Los estudiantes del Colegio Montúfar y los policías se agredieron con piedras, palos, ladrillos y gas lacrimógeno, en condenables enfrentamientos esta semana. La factura que dejó esa violencia injustificada fue alta. 24 retenidos; que ya fueron liberados. 10 heridos y daños en bienes públicos y privados. Además,
3 626 alumnos fuera de las aulas porque las clases tuvieron que ser suspendidas tres días por orden ministerial.
Las autoridades dijeron que el detonante fue el traslado de 15 docentes de ese colegio a otras instituciones fiscales -primero informaron que eran 16, pero rectificaron-.
Esa medida influyó, pero no fue el único factor. Desde el 2013 se han hecho traslados de maestros en función de las necesidades del sistema educativo y no se han dado hechos de violencia como los registrados durante dos días seguidos en los alrededores del Colegio Montúfar.
Lo que provocó molestia de buena parte de la comunidad educativa fue la forma en que se aplicó la disposición de traslado. No se esperó a que culmine el ciclo lectivo para hacer una transición.

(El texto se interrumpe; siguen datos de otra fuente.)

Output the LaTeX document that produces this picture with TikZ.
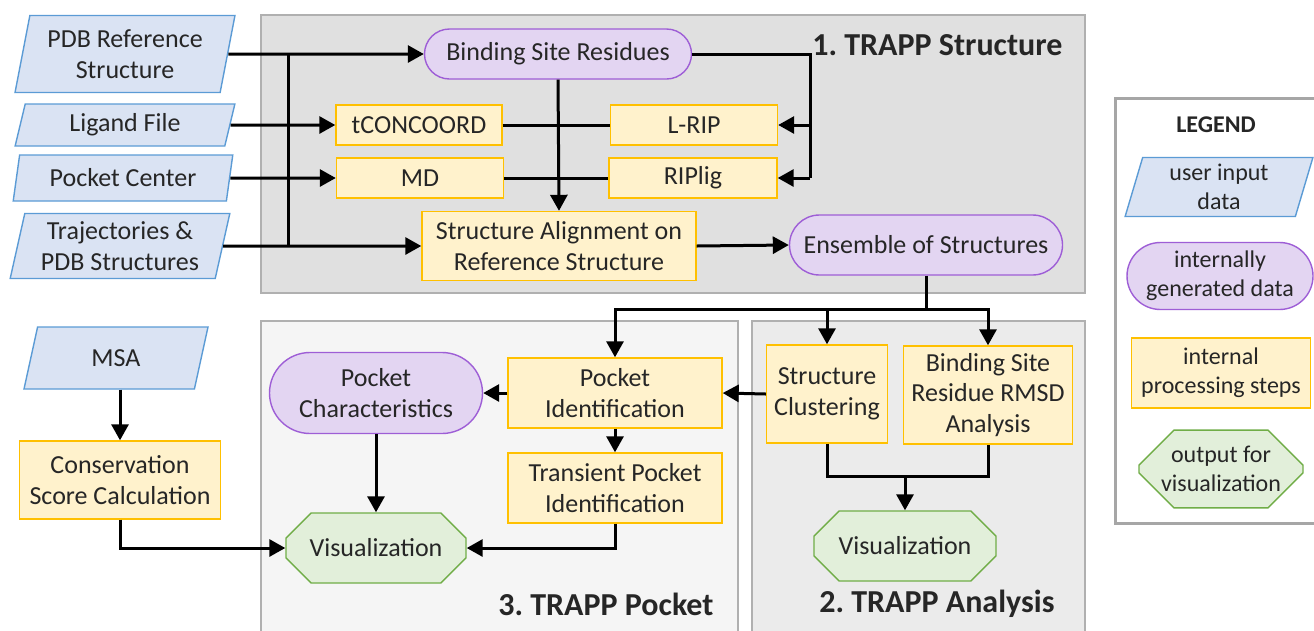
\documentclass[tikz,border=0pt]{standalone}
\usepackage{fontspec}
\setmainfont{Carlito}
\usepackage{xcolor}
\usepackage{tikz}
\usetikzlibrary{arrows.meta}
\usetikzlibrary{shapes.geometric,shapes.misc}
\definecolor{txtgray}{HTML}{262626}
\definecolor{infill}{HTML}{DAE3F3}
\definecolor{inline}{HTML}{5B9BD5}
\definecolor{genfill}{HTML}{E3D5F2}
\definecolor{genline}{HTML}{9E5ED6}
\definecolor{procfill}{HTML}{FFF2CC}
\definecolor{procline}{HTML}{FFC000}
\definecolor{visfill}{HTML}{E2EFDA}
\definecolor{visline}{HTML}{70AD47}
\definecolor{panelline}{HTML}{B0B0B0}
\frenchspacing

\begin{document}
\begin{tikzpicture}[x=1pt, y=-1pt, font=\fontsize{26}{30.5}\selectfont, text=txtgray,
    ln/.style={line width=3pt},
    arr/.style={line width=3pt, -{Triangle[length=16pt,width=17pt]}},
    indata/.style={trapezium, trapezium left angle=76, trapezium right angle=104,
      trapezium stretches=true, draw=inline, fill=infill, line width=1.4pt,
      align=center, inner sep=0pt},
    gendata/.style={rounded rectangle, draw=genline, fill=genfill, line width=1.4pt,
      align=center, inner sep=0pt},
    procstep/.style={rectangle, draw=procline, fill=procfill, line width=1.4pt,
      align=center, inner sep=0pt},
    outvis/.style={chamfered rectangle, chamfered rectangle angle=45,
      chamfered rectangle xsep=19pt, chamfered rectangle ysep=16pt,
      draw=visline, fill=visfill, line width=1.4pt, align=center, inner sep=0pt},
    panel/.style={draw=panelline, line width=1.4pt},
    legtext/.style={font=\fontsize{24}{29}\selectfont},
    title/.style={font=\fontsize{32}{36}\selectfont\bfseries, anchor=east}]
    \useasboundingbox (0,0) rectangle (1314,630);

    % panels
    \draw[panel, fill=black!12] (261,15) rectangle (1085,293);
    \draw[panel, fill=black!4] (261,321) rectangle (738,640);
    \draw[panel, fill=black!8] (752,321) rectangle (1085,640);
    \node[title] (t1) at (1066,45) {1. TRAPP Structure};
    \node[title] (t3) at (717,604) {3. TRAPP Pocket};
    \node[title] (t2) at (1058,604) {2. TRAPP Analysis};

    % inputs
    \node[indata, minimum width=220pt, minimum height=77pt] (pdb) at (125,54) {PDB Reference\\Structure};
    \node[indata, minimum width=220pt, minimum height=42pt] (lig) at (125,125) {Ligand File};
    \node[indata, minimum width=220pt, minimum height=46pt] (pcen) at (123,178) {Pocket Center};
    \node[indata, minimum width=220pt, minimum height=65pt] (traj) at (120,246) {Trajectories \&\\PDB Structures};
    \node[indata, minimum width=185pt, minimum height=62pt] (msa) at (116,358) {MSA};

    % structure
    \node[gendata, minimum width=267pt, minimum height=50pt] (bsr) at (558,54) {Binding Site Residues};
    \node[procstep, minimum width=166pt, minimum height=40pt] (tcc) at (419,125) {tCONCOORD};
    \node[procstep, minimum width=167pt, minimum height=40pt] (md) at (420,178) {MD};
    \node[procstep, minimum width=167pt, minimum height=40pt] (lrip) at (694,125) {L-RIP};
    \node[procstep, minimum width=168pt, minimum height=40pt] (riplig) at (693,178) {RIPlig};
    \node[procstep, minimum width=274pt, minimum height=69pt] (salign) at (559,246) {Structure Alignment on\\Reference Structure};
    \node[gendata, minimum width=273pt, minimum height=60pt] (ens) at (926,245) {Ensemble of Structures};

    % pocket
    \node[gendata, minimum width=213pt, minimum height=81pt] (pchar) at (376,393) {Pocket\\Characteristics};
    \node[procstep, minimum width=214pt, minimum height=70pt] (pid) at (615,393) {Pocket\\Identification};
    \node[procstep, minimum width=214pt, minimum height=70pt] (tpid) at (615,488) {Transient Pocket\\Identification};
    \node[outvis, minimum width=180pt, minimum height=70pt] (vis3) at (376,548) {Visualization};
    \node[procstep, minimum width=201pt, minimum height=78pt] (cons) at (120,480) {Conservation\\Score Calculation};

    % analysis
    \node[procstep, minimum width=121pt, minimum height=98pt] (sclust) at (827,394) {Structure\\Clustering};
    \node[procstep, minimum width=169pt, minimum height=98pt] (rmsd) at (988,395) {Binding Site\\Residue RMSD\\Analysis};
    \node[outvis, minimum width=182pt, minimum height=70pt] (vis2) at (905,546) {Visualization};

    % legend
    \draw[draw=black!35, line width=3pt, fill=white] (1115,98) rectangle (1330,523);
    \node[font=\fontsize{24}{29}\selectfont\bfseries] (leg) at (1216,125) {LEGEND};
    \node[indata, legtext, minimum width=188pt, minimum height=59pt] (leg1) at (1219,187) {user input\\data};
    \node[gendata, legtext, minimum width=186pt, minimum height=67pt] (leg2) at (1220,276) {internally\\generated data};
    \node[procstep, legtext, minimum width=179pt, minimum height=70pt] (leg3) at (1221,373) {internal\\processing steps};
    \node[outvis, legtext, minimum width=164pt, minimum height=68pt] (leg4) at (1221,469) {output for\\visualization};

    % connectors
    \coordinate (bus) at (288,0);
    \coordinate (rbus) at (810,0);
    \coordinate (split) at (926,309);
    \coordinate (merge) at (905,476);
    \draw[arr] (pdb.east) -- (bsr.west);
    \draw[ln] (bus |- pdb.east) -- (bus |- traj.east);
    \draw[arr] (traj.east) -- (salign.west);
    \draw[arr] (lig.east) -- (tcc.west);
    \draw[arr] (pcen.east) -- (md.west);
    \draw[ln] (tcc.east) -- (lrip.west);
    \draw[ln] (md.east) -- (riplig.west);
    \draw[arr] (bsr.south) -- (salign.north);
    \draw[ln] (bsr.east) -| (rbus |- riplig.east);
    \draw[arr] (rbus |- lrip.east) -- (lrip.east);
    \draw[arr] (rbus |- riplig.east) -- (riplig.east);
    \draw[arr] (salign.east) -- (ens.west);
    \draw[ln] (ens.south) -- (split);
    \draw[arr] (split) -| (pid.north);
    \draw[arr] (sclust.north |- split) -- (sclust.north);
    \draw[arr] (split) -| (rmsd.north);
    \draw[arr] (sclust.west) -- (pid.east);
    \draw[arr] (pid.west) -- (pchar.east);
    \draw[arr] (pid.south) -- (tpid.north);
    \draw[arr] (pchar.south) -- (vis3.north);
    \draw[arr] (tpid.south) |- (vis3.east);
    \draw[arr] (cons.north |- msa.south) -- (cons.north);
    \draw[arr] (cons.south) |- (vis3.west);
    \draw[ln] (sclust.south) |- (rmsd.south |- merge) -- (rmsd.south);
    \draw[arr] (merge) -- (vis2.north);

\end{tikzpicture}
\end{document}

Tampoco se difundieron previamente los criterios que primaron para los traslados a los padres de familia y especialmente a los alumnos, que fueron los actores visibles de la protesta. Se esperó a que se encienda la llama para dar a conocer que hubo una auditoría, con evaluaciones aparentemente negativas. Si bien no había una obligación legal para impulsar ese diálogo, era necesario considerar que entre el personal removido había inspectores y docentes de trayectoria respetados por padres de familia y alumnos.
La figura del inspector tiene un peso mayor entre los alumnos porque conoce y sigue la vida académica y familiar del alumno. También cultiva el apego emocional con el Colegio y sus símbolos. Era predecible que los defiendan o que alienten a los estudiantes para hacerlo. Eso se debió entender antes de que la protesta adquiera ese nivel de violencia.